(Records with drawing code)
┄┄┄┄┄┄┄┄┄┄

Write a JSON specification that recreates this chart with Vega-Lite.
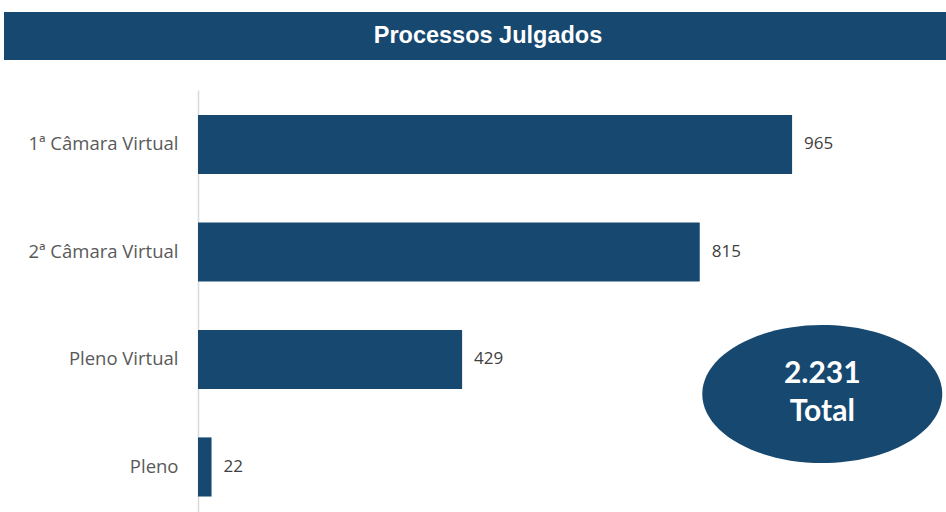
{
  "$schema": "https://vega.github.io/schema/vega-lite/v6.json",
  "padding": {"left": 4, "top": 12, "right": 0, "bottom": 0},
  "spacing": 30,
  "config": {
    "view": {"stroke": null},
    "locale": {"number": {"decimal": ",", "thousands": ".", "grouping": [3], "currency": ["R$", ""]}}
  },
  "datasets": {
    "processos": [
      {"orgao": "1ª Câmara Virtual", "n": 965},
      {"orgao": "2ª Câmara Virtual", "n": 815},
      {"orgao": "Pleno Virtual", "n": 429},
      {"orgao": "Pleno", "n": 22}
    ]
  },
  "vconcat": [
    {
      "width": 748,
      "height": 48,
      "view": {"fill": "#17486F", "stroke": null},
      "data": {"values": [{"t": "Processos Julgados"}]},
      "mark": {"type": "text", "font": "Liberation Sans", "fontWeight": "bold", "fontSize": 23.5, "color": "#FFFFFF", "baseline": "middle", "align": "center", "dx": -84},
      "encoding": {
        "text": {"field": "t"},
        "y": {"field": "t", "type": "nominal", "axis": {"title": null, "labels": false, "ticks": false, "grid": false, "domainColor": "#17486F", "domainWidth": 194, "domainCap": "butt", "offset": 97, "translate": 0, "minExtent": 0, "maxExtent": 0}}
      }
    },
    {
      "width": 748,
      "height": 422,
      "data": {"name": "processos"},
      "encoding": {
        "y": {
          "field": "orgao", "type": "nominal", "sort": null,
          "scale": {"paddingInner": 0.45, "paddingOuter": 0.188, "align": 0.617},
          "axis": {"title": null, "ticks": false, "labelPadding": 20, "labelFontSize": 18.5, "labelFont": "Open Sans", "labelColor": "#595959", "domainColor": "#D9D9D9", "domainWidth": 1.5, "minExtent": 194, "maxExtent": 194, "grid": false}
        }
      },
      "layer": [
        {
          "mark": {"type": "bar", "color": "#17486F"},
          "encoding": {
            "x": {"field": "n", "type": "quantitative", "scale": {"domain": [0, 1215], "nice": false, "zero": true}, "axis": null}
          }
        },
        {
          "mark": {"type": "text", "align": "left", "baseline": "middle", "dx": 12, "fontSize": 17, "font": "Open Sans", "color": "#404040"},
          "encoding": {
            "x": {"field": "n", "type": "quantitative"},
            "text": {"field": "n", "type": "quantitative", "format": "d"}
          }
        },
        {
          "transform": [{"aggregate": [{"op": "sum", "field": "n", "as": "total"}]}],
          "layer": [
            {
              "mark": {"type": "point", "filled": true, "opacity": 1, "color": "#17486F", "size": 57600, "shape": "M -1 0.2875 A 1 0.575 0 1 1 1 0.2875 A 1 0.575 0 1 1 -1 0.2875 Z"},
              "encoding": {
                "x": {"datum": 1014, "type": "quantitative"},
                "y": {"datum": "Pleno Virtual", "type": "nominal"}
              }
            },
            {
              "mark": {"type": "text", "font": "Lato", "fontWeight": "bold", "fontSize": 30, "color": "#FFFFFF", "align": "center", "baseline": "middle", "dy": 15},
              "encoding": {
                "x": {"datum": 1014, "type": "quantitative"},
                "y": {"datum": "Pleno Virtual", "type": "nominal"},
                "text": {"field": "total", "type": "quantitative", "format": ",d"}
              }
            },
            {
              "mark": {"type": "text", "font": "Lato", "fontWeight": "bold", "fontSize": 30, "color": "#FFFFFF", "align": "center", "baseline": "middle", "dy": 53},
              "encoding": {
                "x": {"datum": 1014, "type": "quantitative"},
                "y": {"datum": "Pleno Virtual", "type": "nominal"},
                "text": {"datum": "Total"}
              }
            }
          ]
        }
      ]
    }
  ]
}
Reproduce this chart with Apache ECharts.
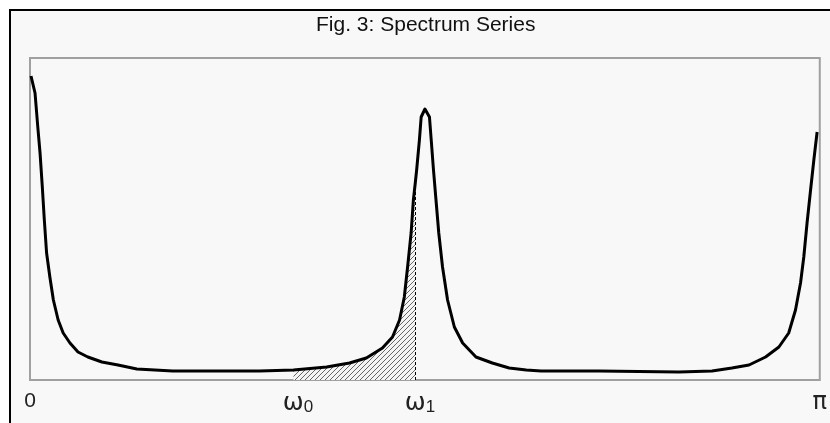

┄┄┄┄┄┄┄┄┄┄

EXERCISE REQUIREMENTS: Reproduce every line exactly and omit all pictures.

RESULT FOR THIS TASK:
Write a JSON specification that recreates this chart with Vega-Lite.
{
  "$schema": "https://vega.github.io/schema/vega-lite/v6.json",
  "padding": {"left": 4, "top": 12, "right": 0, "bottom": 0},
  "spacing": 30,
  "config": {
    "view": {"stroke": null},
    "locale": {"number": {"decimal": ",", "thousands": ".", "grouping": [3], "currency": ["R$", ""]}}
  },
  "datasets": {
    "processos": [
      {"orgao": "1ª Câmara Virtual", "n": 965},
      {"orgao": "2ª Câmara Virtual", "n": 815},
      {"orgao": "Pleno Virtual", "n": 429},
      {"orgao": "Pleno", "n": 22}
    ]
  },
  "vconcat": [
    {
      "width": 748,
      "height": 48,
      "view": {"fill": "#17486F", "stroke": null},
      "data": {"values": [{"t": "Processos Julgados"}]},
      "mark": {"type": "text", "font": "Liberation Sans", "fontWeight": "bold", "fontSize": 23.5, "color": "#FFFFFF", "baseline": "middle", "align": "center", "dx": -84},
      "encoding": {
        "text": {"field": "t"},
        "y": {"field": "t", "type": "nominal", "axis": {"title": null, "labels": false, "ticks": false, "grid": false, "domainColor": "#17486F", "domainWidth": 194, "domainCap": "butt", "offset": 97, "translate": 0, "minExtent": 0, "maxExtent": 0}}
      }
    },
    {
      "width": 748,
      "height": 422,
      "data": {"name": "processos"},
      "encoding": {
        "y": {
          "field": "orgao", "type": "nominal", "sort": null,
          "scale": {"paddingInner": 0.45, "paddingOuter": 0.188, "align": 0.617},
          "axis": {"title": null, "ticks": false, "labelPadding": 20, "labelFontSize": 18.5, "labelFont": "Open Sans", "labelColor": "#595959", "domainColor": "#D9D9D9", "domainWidth": 1.5, "minExtent": 194, "maxExtent": 194, "grid": false}
        }
      },
      "layer": [
        {
          "mark": {"type": "bar", "color": "#17486F"},
          "encoding": {
            "x": {"field": "n", "type": "quantitative", "scale": {"domain": [0, 1215], "nice": false, "zero": true}, "axis": null}
          }
        },
        {
          "mark": {"type": "text", "align": "left", "baseline": "middle", "dx": 12, "fontSize": 17, "font": "Open Sans", "color": "#404040"},
          "encoding": {
            "x": {"field": "n", "type": "quantitative"},
            "text": {"field": "n", "type": "quantitative", "format": "d"}
          }
        },
        {
          "transform": [{"aggregate": [{"op": "sum", "field": "n", "as": "total"}]}],
          "layer": [
            {
              "mark": {"type": "point", "filled": true, "opacity": 1, "color": "#17486F", "size": 57600, "shape": "M -1 0.2875 A 1 0.575 0 1 1 1 0.2875 A 1 0.575 0 1 1 -1 0.2875 Z"},
              "encoding": {
                "x": {"datum": 1014, "type": "quantitative"},
                "y": {"datum": "Pleno Virtual", "type": "nominal"}
              }
            },
            {
              "mark": {"type": "text", "font": "Lato", "fontWeight": "bold", "fontSize": 30, "color": "#FFFFFF", "align": "center", "baseline": "middle", "dy": 15},
              "encoding": {
                "x": {"datum": 1014, "type": "quantitative"},
                "y": {"datum": "Pleno Virtual", "type": "nominal"},
                "text": {"field": "total", "type": "quantitative", "format": ",d"}
              }
            },
            {
              "mark": {"type": "text", "font": "Lato", "fontWeight": "bold", "fontSize": 30, "color": "#FFFFFF", "align": "center", "baseline": "middle", "dy": 53},
              "encoding": {
                "x": {"datum": 1014, "type": "quantitative"},
                "y": {"datum": "Pleno Virtual", "type": "nominal"},
                "text": {"datum": "Total"}
              }
            }
          ]
        }
      ]
    }
  ]
}
Reproduce this chart with Apache ECharts.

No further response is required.